* **Goal of the exercise**
Transcribe the material in full. Nothing should differ except that the pictures are left out.

Charts and diagrams as code:
■ ■ ■ ■ ■ ■ ■

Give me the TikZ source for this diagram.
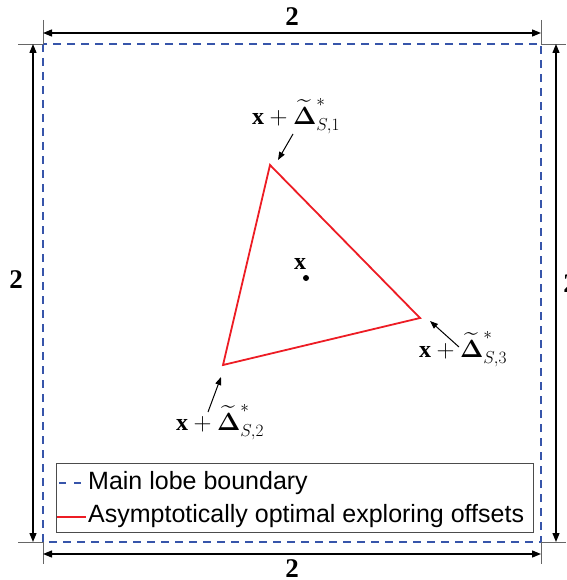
\documentclass[tikz,border=0pt]{standalone}
\usepackage{amsmath,bm}
\usepackage{fontspec}
\setmainfont{Liberation Serif}
\newfontfamily\legendfont{Liberation Sans}
\usetikzlibrary{arrows.meta, calc, positioning}

\definecolor{lobeblue}{RGB}{55,85,170}
\definecolor{offsetred}{RGB}{237,28,36}

\tikzset{
    lobe/.style={draw=lobeblue, line width=2pt, dash pattern=on 8pt off 6pt},
    offset/.style={draw=offsetred, line width=1.8pt},
    dimline/.style={line width=1.3pt, {Triangle[length=9pt,width=7pt]}-{Triangle[length=9pt,width=7pt]}},
    extline/.style={draw=black!60, line width=0.9pt},
    pointer/.style={line width=1pt, -{Triangle[length=8pt,width=6pt]}},
    dimlabel/.style={font=\fontsize{27}{30}\selectfont\bfseries},
    ptlabel/.style={font=\fontsize{24}{28}\selectfont},
}

\begin{document}
\begin{tikzpicture}[x=1pt, y=-1pt]
    \useasboundingbox (0,0) rectangle (566,580);

    % Main lobe boundary
    \draw[lobe] (43,44) rectangle (541,542);

    % Extension lines
    \draw[extline] (43,20) -- (43,44) (18,44) -- (43,44);
    \draw[extline] (541,20) -- (541,44) (541,44) -- (566,44);
    \draw[extline] (43,542) -- (43,564) (18,542) -- (43,542);
    \draw[extline] (541,542) -- (541,564) (541,542) -- (566,542);

    % Dimensions
    \coordinate (tl) at (43,33);  \coordinate (tr) at (541,33);
    \coordinate (bl) at (43,554); \coordinate (br) at (541,554);
    \coordinate (lt) at (33,44);  \coordinate (lb) at (33,542);
    \coordinate (rt) at (556,44); \coordinate (rb) at (556,542);
    \draw[dimline] (tl) -- (tr);
    \draw[dimline] (bl) -- (br);
    \draw[dimline] (lt) -- (lb);
    \draw[dimline] (rt) -- (rb);
    \node[dimlabel] (dtop) at (292,17) {2};
    \node[dimlabel] (dbot) at (292,569) {2};
    \node[dimlabel] (dleft) at (16,280) {2};
    \node[dimlabel] (dright) at (570,284) {2};

    % Exploring offsets
    \coordinate (v1) at (270,165);
    \coordinate (v2) at (223,365);
    \coordinate (v3) at (420,318);
    \draw[offset, line join=miter] (v1) -- (v3) -- (v2) -- cycle;

    % Current point
    \fill (306,278) circle (3pt);
    \node[ptlabel] (xc) at (300,264) {$\mathbf{x}$};

    % Offset labels
    \node[ptlabel] (lab1) at (296,116) {$\mathbf{x}+\widetilde{\bm{\Delta}}^{*}_{S,1}$};
    \node[ptlabel] (lab2) at (220,422) {$\mathbf{x}+\widetilde{\bm{\Delta}}^{*}_{S,2}$};
    \node[ptlabel] (lab3) at (463,349) {$\mathbf{x}+\widetilde{\bm{\Delta}}^{*}_{S,3}$};
    \coordinate (a1) at (293,134); \coordinate (h1) at (278,160);
    \coordinate (a2) at (208,412); \coordinate (h2) at (221,377);
    \coordinate (a3) at (459,347); \coordinate (h3) at (430,321);
    \draw[pointer] (a1) -- (h1);
    \draw[pointer] (a2) -- (h2);
    \draw[pointer] (a3) -- (h3);

    % Legend
    \draw[draw=black!70, line width=0.9pt, fill=white] (56,463) rectangle (533,532);
    \coordinate (k1) at (57,483); \coordinate (k1e) at (86,483);
    \coordinate (k2) at (57,517); \coordinate (k2e) at (86,517);
    \draw[lobe, dash pattern=on 7pt off 8pt, dash phase=-2pt] (k1) -- (k1e);
    \draw[offset] (k2) -- (k2e);
    \node[anchor=west, inner sep=1pt, font=\legendfont\fontsize{25}{28}\selectfont] (t1) at (87,483) {Main lobe boundary};
    \node[anchor=west, inner sep=1pt, font=\legendfont\fontsize{25}{28}\selectfont] (t2) at (87,516) {Asymptotically optimal exploring offsets};

\end{tikzpicture}
\end{document}
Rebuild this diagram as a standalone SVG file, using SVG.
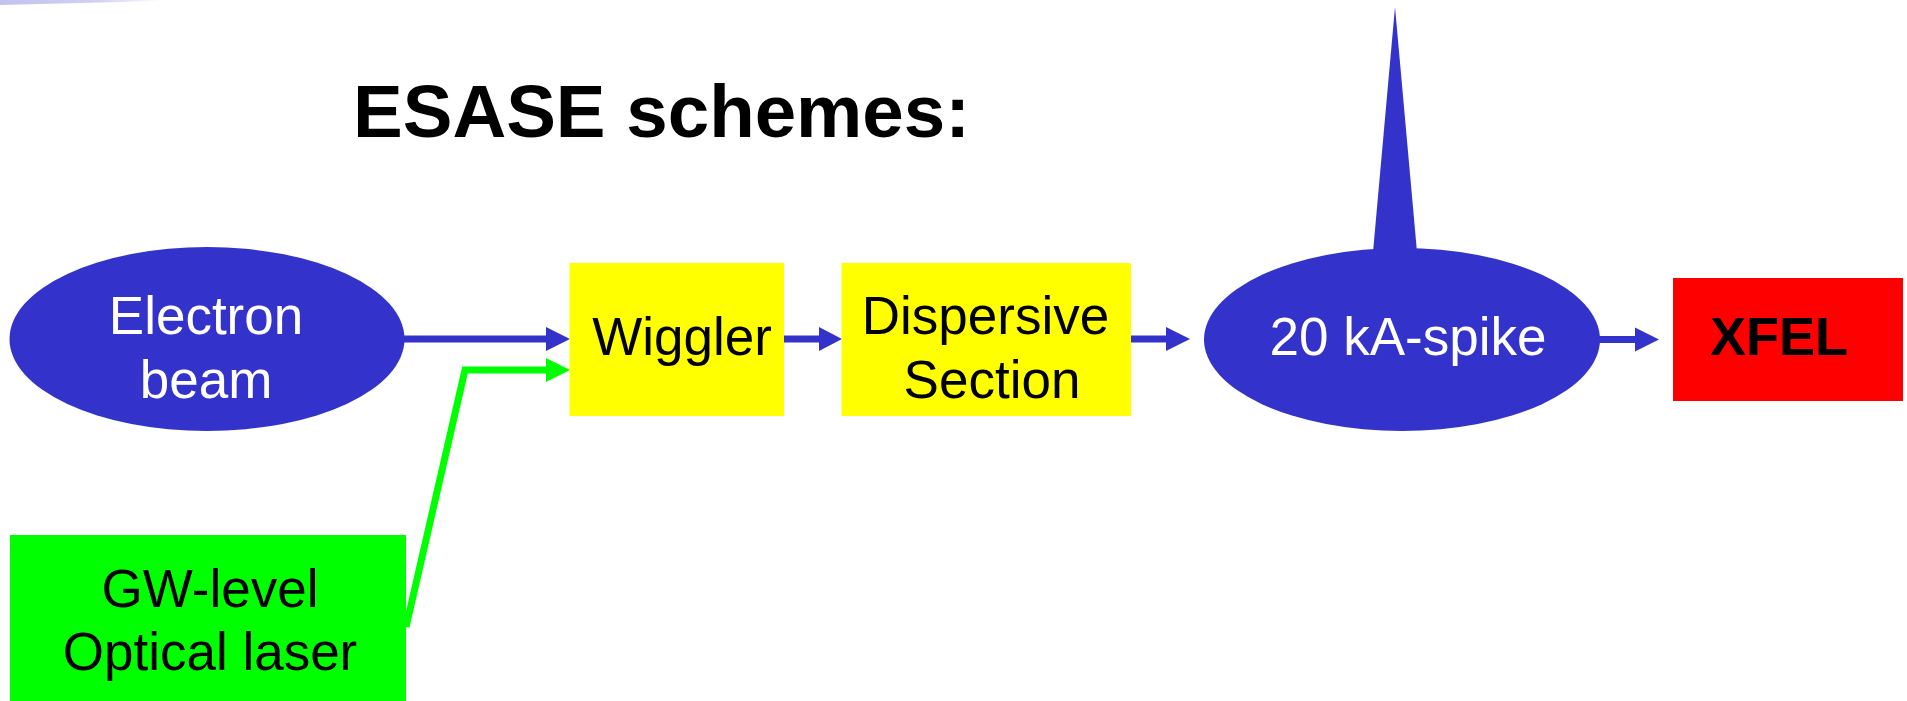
<svg xmlns="http://www.w3.org/2000/svg" width="1907" height="701" viewBox="0 0 1907 701">
<style>
.lbl{font-family:"Liberation Sans",Arial,sans-serif;font-size:53px;text-anchor:middle}
.w{fill:#ffffff}
.k{fill:#000000}
.blue{fill:#3333CC}
.bl{stroke:#3333CC;stroke-width:7;fill:none}
.gl{stroke:#00FF00;stroke-width:7;fill:none}
</style>
<defs>
<linearGradient id="bar" x1="0" y1="0" x2="1" y2="0">
<stop offset="0" stop-color="#c2c2ee"/>
<stop offset="0.6" stop-color="#d0d0f3"/>
<stop offset="1" stop-color="#ffffff"/>
</linearGradient>
</defs>
<rect width="1907" height="701" fill="#ffffff"/>
<polygon points="0,0 162,0 162,1 0,5" fill="url(#bar)"/>
<text x="353" y="137" style="font-family:'Liberation Sans',Arial,sans-serif;font-size:74.5px;font-weight:bold" fill="#000">ESASE schemes:</text>

<g id="connectors">
<line class="bl" x1="404" y1="339" x2="548" y2="339"/>
<polygon class="blue" points="546,327 570,339 546,351"/>
<polyline class="gl" points="406,627 465,370 548,370"/>
<polygon fill="#00FF00" points="546,358 570,370 546,382"/>
<line class="bl" x1="783" y1="339" x2="821" y2="339"/>
<polygon class="blue" points="819,327 842,339 819,351"/>
<line class="bl" x1="1130" y1="339" x2="1168" y2="339"/>
<polygon class="blue" points="1166,327 1190,339 1166,351"/>
<line class="bl" x1="1599" y1="339.5" x2="1637" y2="339.5"/>
<polygon class="blue" points="1635,327.5 1659,339.5 1635,351.5"/>
</g>

<g id="electron-beam">
<ellipse class="blue" cx="207" cy="339" rx="197.5" ry="92"/>
<text class="lbl w" x="206" y="334">Electron</text>
<text class="lbl w" x="206" y="398">beam</text>
</g>

<g id="laser">
<rect x="10" y="535" width="396" height="166" fill="#00FF00"/>
<text class="lbl k" x="210" y="607">GW-level</text>
<text class="lbl k" x="210" y="670">Optical laser</text>
</g>

<g id="wiggler">
<rect x="569.5" y="263" width="214.5" height="153" fill="#FFFF00"/>
<text class="lbl k" x="682" y="355">Wiggler</text>
</g>

<g id="dispersive">
<rect x="841.5" y="263" width="289.5" height="153" fill="#FFFF00"/>
<text class="lbl k" x="985.5" y="334">Dispersive</text>
<text class="lbl k" x="992" y="398">Section</text>
</g>

<g id="spike">
<polygon class="blue" points="1373,252 1395,7 1417,252"/>
<ellipse class="blue" cx="1402" cy="339.5" rx="198" ry="91.5"/>
<text class="lbl w" x="1408" y="355">20 kA-spike</text>
</g>

<g id="xfel">
<rect x="1673" y="278" width="230" height="123" fill="#FF0000"/>
<text class="lbl k" x="1779" y="355" style="font-weight:bold;font-size:54px">XFEL</text>
</g>
</svg>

■ ■ ■ ■ ■ ■ ■

* **Result of this task**
Give me the TikZ source for this diagram.
\documentclass[tikz,border=0pt]{standalone}
\usepackage{amsmath,bm}
\usepackage{fontspec}
\setmainfont{Liberation Serif}
\newfontfamily\legendfont{Liberation Sans}
\usetikzlibrary{arrows.meta, calc, positioning}

\definecolor{lobeblue}{RGB}{55,85,170}
\definecolor{offsetred}{RGB}{237,28,36}

\tikzset{
    lobe/.style={draw=lobeblue, line width=2pt, dash pattern=on 8pt off 6pt},
    offset/.style={draw=offsetred, line width=1.8pt},
    dimline/.style={line width=1.3pt, {Triangle[length=9pt,width=7pt]}-{Triangle[length=9pt,width=7pt]}},
    extline/.style={draw=black!60, line width=0.9pt},
    pointer/.style={line width=1pt, -{Triangle[length=8pt,width=6pt]}},
    dimlabel/.style={font=\fontsize{27}{30}\selectfont\bfseries},
    ptlabel/.style={font=\fontsize{24}{28}\selectfont},
}

\begin{document}
\begin{tikzpicture}[x=1pt, y=-1pt]
    \useasboundingbox (0,0) rectangle (566,580);

    % Main lobe boundary
    \draw[lobe] (43,44) rectangle (541,542);

    % Extension lines
    \draw[extline] (43,20) -- (43,44) (18,44) -- (43,44);
    \draw[extline] (541,20) -- (541,44) (541,44) -- (566,44);
    \draw[extline] (43,542) -- (43,564) (18,542) -- (43,542);
    \draw[extline] (541,542) -- (541,564) (541,542) -- (566,542);

    % Dimensions
    \coordinate (tl) at (43,33);  \coordinate (tr) at (541,33);
    \coordinate (bl) at (43,554); \coordinate (br) at (541,554);
    \coordinate (lt) at (33,44);  \coordinate (lb) at (33,542);
    \coordinate (rt) at (556,44); \coordinate (rb) at (556,542);
    \draw[dimline] (tl) -- (tr);
    \draw[dimline] (bl) -- (br);
    \draw[dimline] (lt) -- (lb);
    \draw[dimline] (rt) -- (rb);
    \node[dimlabel] (dtop) at (292,17) {2};
    \node[dimlabel] (dbot) at (292,569) {2};
    \node[dimlabel] (dleft) at (16,280) {2};
    \node[dimlabel] (dright) at (570,284) {2};

    % Exploring offsets
    \coordinate (v1) at (270,165);
    \coordinate (v2) at (223,365);
    \coordinate (v3) at (420,318);
    \draw[offset, line join=miter] (v1) -- (v3) -- (v2) -- cycle;

    % Current point
    \fill (306,278) circle (3pt);
    \node[ptlabel] (xc) at (300,264) {$\mathbf{x}$};

    % Offset labels
    \node[ptlabel] (lab1) at (296,116) {$\mathbf{x}+\widetilde{\bm{\Delta}}^{*}_{S,1}$};
    \node[ptlabel] (lab2) at (220,422) {$\mathbf{x}+\widetilde{\bm{\Delta}}^{*}_{S,2}$};
    \node[ptlabel] (lab3) at (463,349) {$\mathbf{x}+\widetilde{\bm{\Delta}}^{*}_{S,3}$};
    \coordinate (a1) at (293,134); \coordinate (h1) at (278,160);
    \coordinate (a2) at (208,412); \coordinate (h2) at (221,377);
    \coordinate (a3) at (459,347); \coordinate (h3) at (430,321);
    \draw[pointer] (a1) -- (h1);
    \draw[pointer] (a2) -- (h2);
    \draw[pointer] (a3) -- (h3);

    % Legend
    \draw[draw=black!70, line width=0.9pt, fill=white] (56,463) rectangle (533,532);
    \coordinate (k1) at (57,483); \coordinate (k1e) at (86,483);
    \coordinate (k2) at (57,517); \coordinate (k2e) at (86,517);
    \draw[lobe, dash pattern=on 7pt off 8pt, dash phase=-2pt] (k1) -- (k1e);
    \draw[offset] (k2) -- (k2e);
    \node[anchor=west, inner sep=1pt, font=\legendfont\fontsize{25}{28}\selectfont] (t1) at (87,483) {Main lobe boundary};
    \node[anchor=west, inner sep=1pt, font=\legendfont\fontsize{25}{28}\selectfont] (t2) at (87,516) {Asymptotically optimal exploring offsets};

\end{tikzpicture}
\end{document}
Rebuild this diagram as a standalone SVG file, using SVG.
<svg xmlns="http://www.w3.org/2000/svg" width="1907" height="701" viewBox="0 0 1907 701">
<style>
.lbl{font-family:"Liberation Sans",Arial,sans-serif;font-size:53px;text-anchor:middle}
.w{fill:#ffffff}
.k{fill:#000000}
.blue{fill:#3333CC}
.bl{stroke:#3333CC;stroke-width:7;fill:none}
.gl{stroke:#00FF00;stroke-width:7;fill:none}
</style>
<defs>
<linearGradient id="bar" x1="0" y1="0" x2="1" y2="0">
<stop offset="0" stop-color="#c2c2ee"/>
<stop offset="0.6" stop-color="#d0d0f3"/>
<stop offset="1" stop-color="#ffffff"/>
</linearGradient>
</defs>
<rect width="1907" height="701" fill="#ffffff"/>
<polygon points="0,0 162,0 162,1 0,5" fill="url(#bar)"/>
<text x="353" y="137" style="font-family:'Liberation Sans',Arial,sans-serif;font-size:74.5px;font-weight:bold" fill="#000">ESASE schemes:</text>

<g id="connectors">
<line class="bl" x1="404" y1="339" x2="548" y2="339"/>
<polygon class="blue" points="546,327 570,339 546,351"/>
<polyline class="gl" points="406,627 465,370 548,370"/>
<polygon fill="#00FF00" points="546,358 570,370 546,382"/>
<line class="bl" x1="783" y1="339" x2="821" y2="339"/>
<polygon class="blue" points="819,327 842,339 819,351"/>
<line class="bl" x1="1130" y1="339" x2="1168" y2="339"/>
<polygon class="blue" points="1166,327 1190,339 1166,351"/>
<line class="bl" x1="1599" y1="339.5" x2="1637" y2="339.5"/>
<polygon class="blue" points="1635,327.5 1659,339.5 1635,351.5"/>
</g>

<g id="electron-beam">
<ellipse class="blue" cx="207" cy="339" rx="197.5" ry="92"/>
<text class="lbl w" x="206" y="334">Electron</text>
<text class="lbl w" x="206" y="398">beam</text>
</g>

<g id="laser">
<rect x="10" y="535" width="396" height="166" fill="#00FF00"/>
<text class="lbl k" x="210" y="607">GW-level</text>
<text class="lbl k" x="210" y="670">Optical laser</text>
</g>

<g id="wiggler">
<rect x="569.5" y="263" width="214.5" height="153" fill="#FFFF00"/>
<text class="lbl k" x="682" y="355">Wiggler</text>
</g>

<g id="dispersive">
<rect x="841.5" y="263" width="289.5" height="153" fill="#FFFF00"/>
<text class="lbl k" x="985.5" y="334">Dispersive</text>
<text class="lbl k" x="992" y="398">Section</text>
</g>

<g id="spike">
<polygon class="blue" points="1373,252 1395,7 1417,252"/>
<ellipse class="blue" cx="1402" cy="339.5" rx="198" ry="91.5"/>
<text class="lbl w" x="1408" y="355">20 kA-spike</text>
</g>

<g id="xfel">
<rect x="1673" y="278" width="230" height="123" fill="#FF0000"/>
<text class="lbl k" x="1779" y="355" style="font-weight:bold;font-size:54px">XFEL</text>
</g>
</svg>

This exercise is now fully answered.